One year after, Okuama is still in ruins. Its leaders arrested by soldiers are still un­der military incarceration in a condition that is probably subhuman. Although the monarch was released last year, the act of detaining him was “egha” an abomina­tion that the Nigerian state must expiate. One of those incarcerated died in military custody. Among those being held by the sol­diers is Professor Arthur Ekpekpo, a dis­tinguished professor of Physics and for­mer Dean of a Science faculty. His eldest daughter who couldn’t come to terms with the endless incarceration of her doting father died some weeks ago. The point has been made for the umpteenth time that sol­diers have no powers to arrest and detain civilians. Only the police can. Calls have been made for the detainees to be trans­ferred to the police who should investigate and prosecute them in a competent court of law if findings point at their culpability. The soldiers have so far refused to obey the laws of Nigeria.

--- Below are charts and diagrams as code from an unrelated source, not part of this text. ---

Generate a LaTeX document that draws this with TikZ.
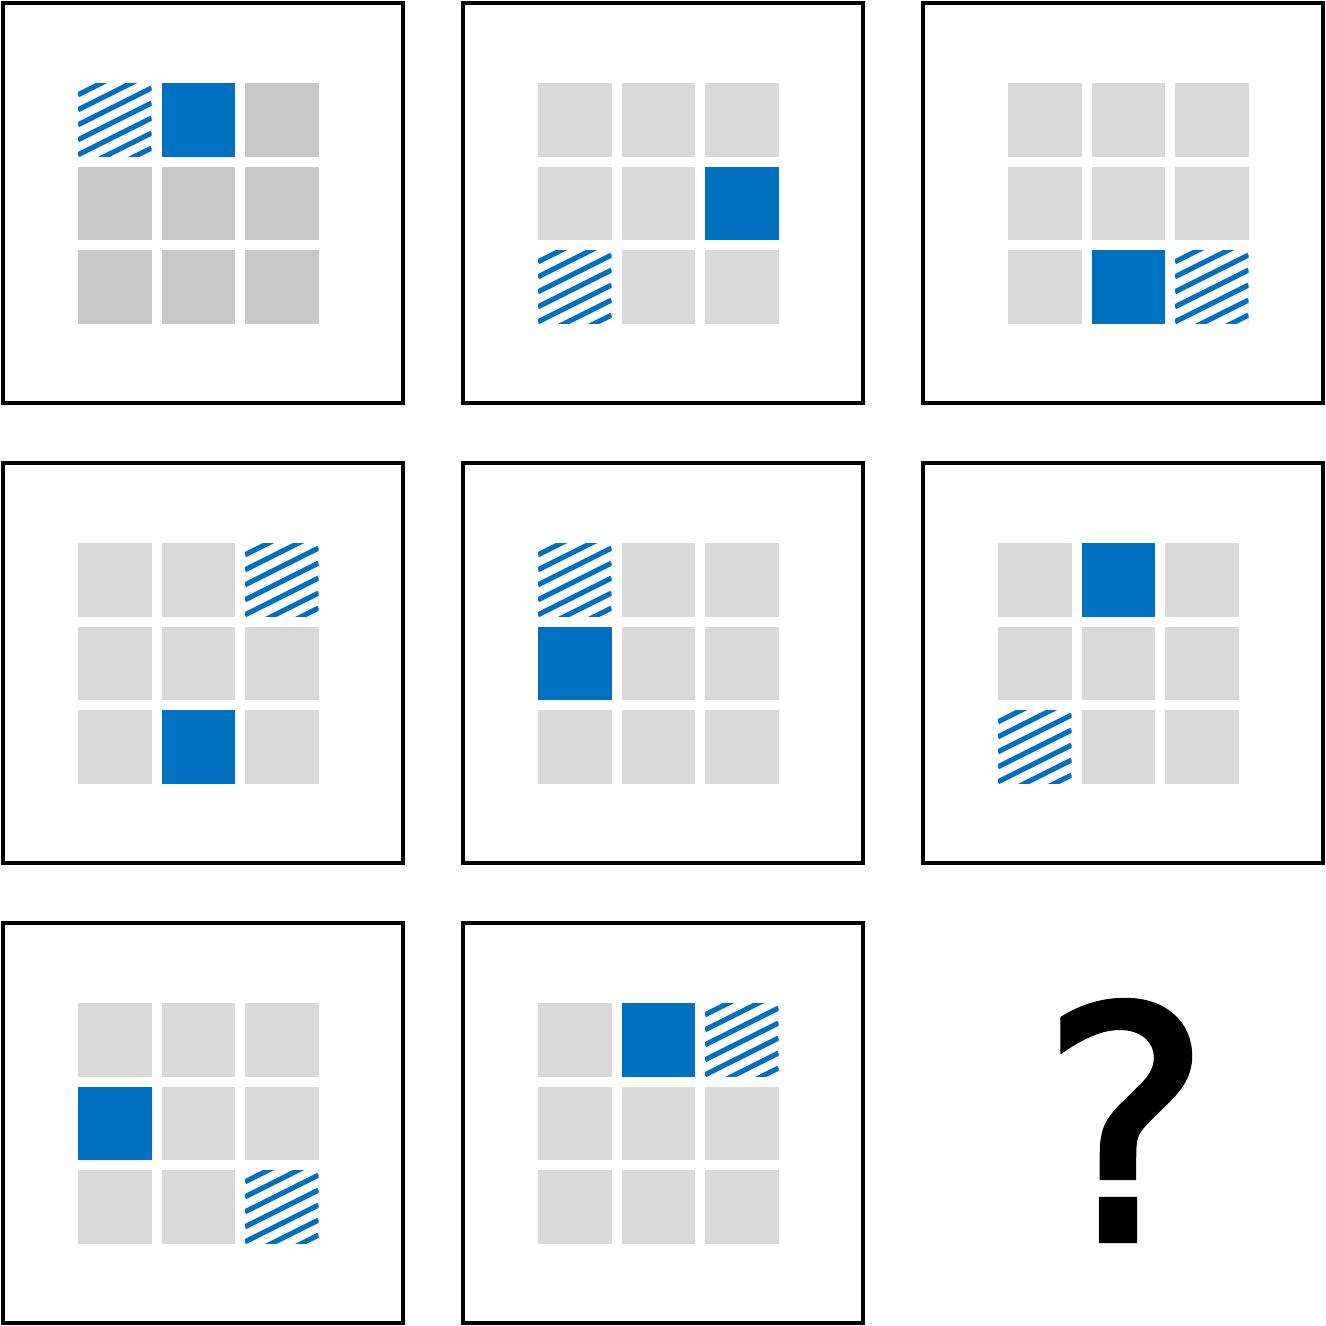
\documentclass[tikz,border=0pt]{standalone}
\usepackage{fontspec}
\newfontfamily\qfont[FakeBold=2]{DejaVu Sans}
\definecolor{qblue}{HTML}{0070C0}
\definecolor{qgray}{HTML}{D9D9D9}
\definecolor{qdark}{HTML}{C8C8C8}
\tikzset{
  panelframe/.style={draw=black, line width=4pt, fill=none, minimum width=400pt, minimum height=400pt, inner sep=0pt, outer sep=0pt, anchor=north west},
  hatchline/.style={draw=qblue, line width=5.2pt},
  qmark/.style={inner sep=0pt, anchor=base, font=\qfont\fontsize{322}{322}\selectfont},
}
\begin{document}
\begin{tikzpicture}[x=1pt, y=-1pt]
\useasboundingbox (0,0) rectangle (1326,1326);
% frames
\node[panelframe] (p1) at (3,3) {};
\node[panelframe] (p2) at (463,3) {};
\node[panelframe] (p3) at (923,3) {};
\node[panelframe] (p4) at (3,463) {};
\node[panelframe] (p5) at (463,463) {};
\node[panelframe] (p6) at (923,463) {};
\node[panelframe] (p7) at (3,923) {};
\node[panelframe] (p8) at (463,923) {};
% grids
\foreach \gx/\gy/\gc/\bc/\br/\hc/\hr in {
  78/83/qdark/1/0/0/0,
  538/83/qgray/2/1/0/2,
  1008/83/qgray/1/2/2/2,
  78/543/qgray/1/2/2/0,
  538/543/qgray/0/1/0/0,
  998/543/qgray/1/0/0/2,
  78/1003/qgray/0/1/2/2,
  538/1003/qgray/1/0/2/0} {
  \foreach \c in {0,1,2} {
    \foreach \r in {0,1,2} {
      \fill[\gc] ({\gx+83.5*\c},{\gy+83.5*\r}) rectangle ++(73.5,73.5);
    }
  }
  \fill[qblue] ({\gx+83.5*\bc},{\gy+83.5*\br}) rectangle ++(73.5,73.5);
  \begin{scope}
    \clip ({\gx+83.5*\hc},{\gy+83.5*\hr}) rectangle ++(73.5,73.5);
    \fill[white] ({\gx+83.5*\hc},{\gy+83.5*\hr}) rectangle ++(73.5,73.5);
    \foreach \k in {-1,...,7} {
      \draw[hatchline] ({\gx+83.5*\hc},{\gy+83.5*\hr+11.8+15*\k}) -- ++(73.5,-36.75);
    }
  \end{scope}
}
% question mark
\node[qmark] (q) at (1126,1240) {?};
\end{tikzpicture}
\end{document}
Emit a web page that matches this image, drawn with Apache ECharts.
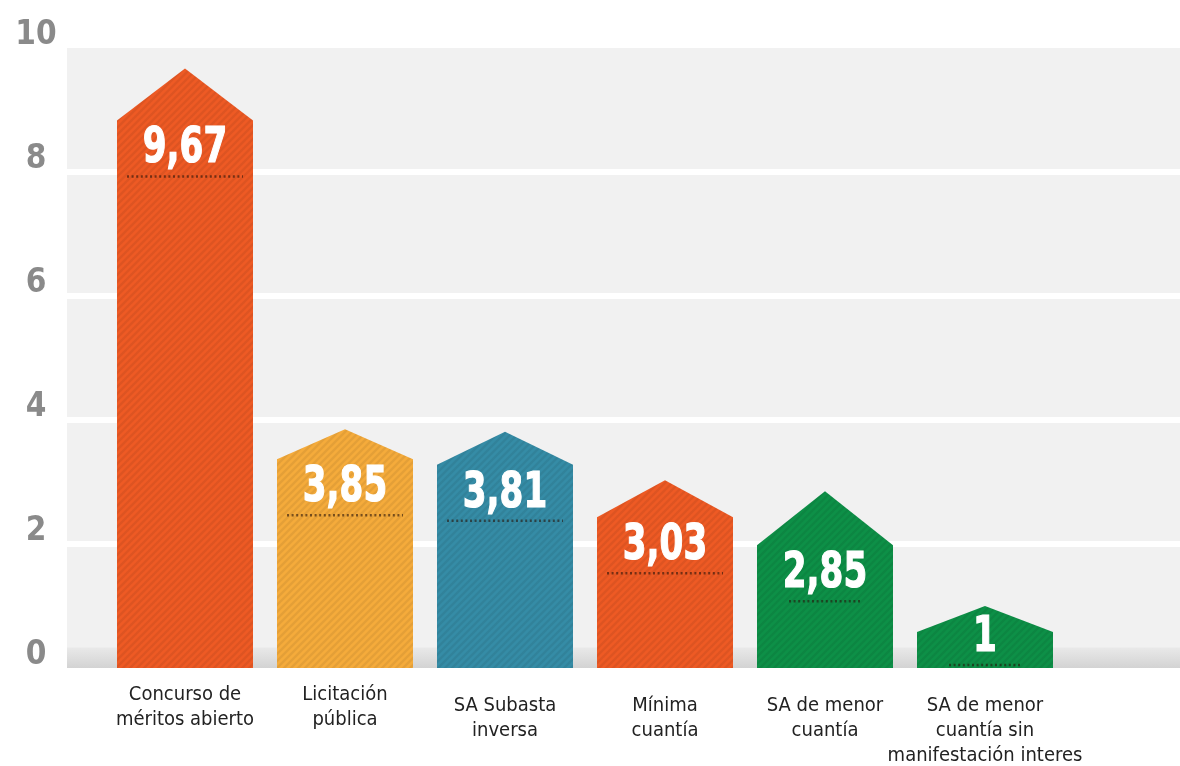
<!DOCTYPE html>
<html>
<head>
<meta charset="utf-8">
<script src="https://cdn.jsdelivr.net/npm/echarts@6/dist/echarts.min.js"></script>
<style>
  html, body { margin: 0; padding: 0; background: #fff; }
  #main { width: 1180px; height: 766px; }
</style>
</head>
<body>
<div id="main"></div>
<script>
const categories = [
  'Concurso de\nméritos abierto',
  'Licitación\npública',
  'SA Subasta\ninversa',
  'Mínima\ncuantía',
  'SA de menor\ncuantía',
  'SA de menor\ncuantía sin\nmanifestación interes'
]
const values = [9.67, 3.85, 3.81, 3.03, 2.85, 1]

// look of each house
const barColors = ['#ee5a24', '#f5ab3b', '#358ca6', '#ee5a24', '#0d9047', '#0d9047']
const roofPx = [52, 30, 33, 37, 54, 26]

const narrow = '"DejaVu Sans Condensed", "DejaVu Sans", sans-serif'

// diagonal stripes drawn over the bars
const stripes = document.createElement('canvas')
stripes.width = 7
stripes.height = 7
const sctx = stripes.getContext('2d')
sctx.strokeStyle = 'rgba(0,0,0,0.07)'
sctx.lineWidth = 2.5
sctx.beginPath()
sctx.moveTo(-1, 8); sctx.lineTo(8, -1)
sctx.moveTo(-1, 1); sctx.lineTo(1, -1)
sctx.moveTo(6, 8); sctx.lineTo(8, 6)
sctx.stroke()

const myChart = echarts.init(document.getElementById('main'))

const renderHouse = (params, api) => {
  const i = api.value(0)
  const v = api.value(1)
  const base = api.coord([i, 0])
  const top = api.coord([i, v])
  const w = api.size([1, 0])[0] * 0.85
  const x0 = base[0] - w / 2
  const x1 = base[0] + w / 2
  const shoulder = top[1] + roofPx[i]
  const pts = [[x0, base[1]], [x0, shoulder], [base[0], top[1]], [x1, shoulder], [x1, base[1]]]
  const textY = Math.min(shoulder + 44, base[1] - 15)
  const dotW = v < 3 ? 72 : w - 20
  return {
    type: 'group',
    children: [
      { type: 'polygon', shape: { points: pts }, style: { fill: barColors[i] } },
      { type: 'polygon', shape: { points: pts }, style: { fill: { image: stripes, repeat: 'repeat' } } },
      {
        type: 'line',
        shape: { x1: base[0] - dotW / 2, y1: textY + 12, x2: base[0] + dotW / 2, y2: textY + 12 },
        style: { stroke: 'rgba(40,20,10,0.6)', lineWidth: 2.5, lineDash: [2, 2.6] }
      },
      {
        type: 'text',
        x: base[0],
        y: textY + 10,
        scaleX: 0.76,
        style: {
          text: String(v).replace('.', ','),
          fill: '#fff',
          stroke: '#fff',
          lineWidth: 1.2,
          font: 'bold 50px ' + narrow,
          align: 'center',
          verticalAlign: 'bottom'
        }
      }
    ]
  }
}

const option = {
  backgroundColor: '#fff',
  animation: false,
  grid: [
    { left: 67, right: 0, top: 48, bottom: 98, outerBoundsMode: 'none', show: true, backgroundColor: '#f1f1f1', borderWidth: 0 },
    { left: 105, right: 115, top: 48, bottom: 98, outerBoundsMode: 'none' }
  ],
  xAxis: [
    { type: 'value', gridIndex: 0, min: 0, max: 1, show: false },
    {
      type: 'category',
      gridIndex: 1,
      data: categories.map((c, i) => i < 2 ? c : { value: c, textStyle: { padding: [11, 0, 0, 0] } }),
      axisLine: { show: false },
      axisTick: { show: false },
      axisLabel: {
        interval: 0,
        color: '#222',
        fontSize: 20,
        lineHeight: 25,
        fontFamily: narrow,
        margin: 14
      }
    }
  ],
  yAxis: [
    {
      type: 'value',
      gridIndex: 0,
      min: 0,
      max: 10,
      interval: 2,
      axisLine: { show: false },
      axisTick: { show: false },
      splitLine: { show: true, showMinLine: false, showMaxLine: false, lineStyle: { color: '#fff', width: 6 } },
      axisLabel: {
        color: '#8a8a8a',
        fontSize: 33,
        fontWeight: 'bold',
        fontFamily: narrow,
        align: 'center',
        verticalAlign: 'bottom',
        lineHeight: 26,
        margin: 31
      }
    },
    { type: 'value', gridIndex: 1, min: 0, max: 10, show: false }
  ],
  series: [
    {
      type: 'custom',
      xAxisIndex: 0,
      yAxisIndex: 0,
      silent: true,
      data: [[0]],
      renderItem: (params, api) => {
        const cs = params.coordSys
        const t = api.coord([0, 0.33])
        return {
          type: 'rect',
          shape: { x: cs.x, y: t[1], width: cs.width, height: cs.y + cs.height - t[1] },
          style: {
            fill: new echarts.graphic.LinearGradient(0, 0, 0, 1, [
              { offset: 0, color: '#e9e9e9' },
              { offset: 1, color: '#d3d3d3' }
            ])
          }
        }
      }
    },
    {
      type: 'custom',
      name: 'valor',
      xAxisIndex: 1,
      yAxisIndex: 1,
      encode: { x: 0, y: 1 },
      data: values.map((v, i) => [i, v]),
      renderItem: renderHouse
    }
  ]
}

myChart.setOption(option)
</script>
</body>
</html>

In March this year, as part of remem­bering the incident and drawing attention to the Okuama tragedy and the fate of her people, a representative of the World Council of Urhobo Professors asked for the release of the detained elders and re­quested for the setting up of a commission of inquiry. The Council also demanded the rebuilding of Okuama, the establish­ment of a university of wetland studies and the payment of a compensation of one hundred and fifty billion naira to the Okuama people. Despite these calls, the elders arrested exactly one year ago are still being held incommunicado. These are not soldiers, but civilians. They should be released in line with the laws of Nigeria. What happened to Okuama was the use of unjustified and unconscionable violence. And since it was enacted by some soldiers who are agents of state violence the act thus became state violence not just against Okuama, but against the Urhobo nation.

A country is sometimes fondly referred to as “her” to signify it as mother. This es­sence is captured in our anthem referring to Nigeria as “sovereign motherland”. But has the Nigerian state played the mother to her citizens? The Nigerian state using her soldiers destroyed Ugep, Kalakuta Repub­lic, Bakolori, Ogoni, Odi, Zaki-Biam and now Okuama. How will citizens, especially the people of Okuama look at Nigeria? Is it as a mother who destroys her own and who should be dragged to the Internation­al Criminal Court? Nigeria has terrorized and traumatized Okuama enough. Let re­prieve come. A nation should not terrorize her citizens!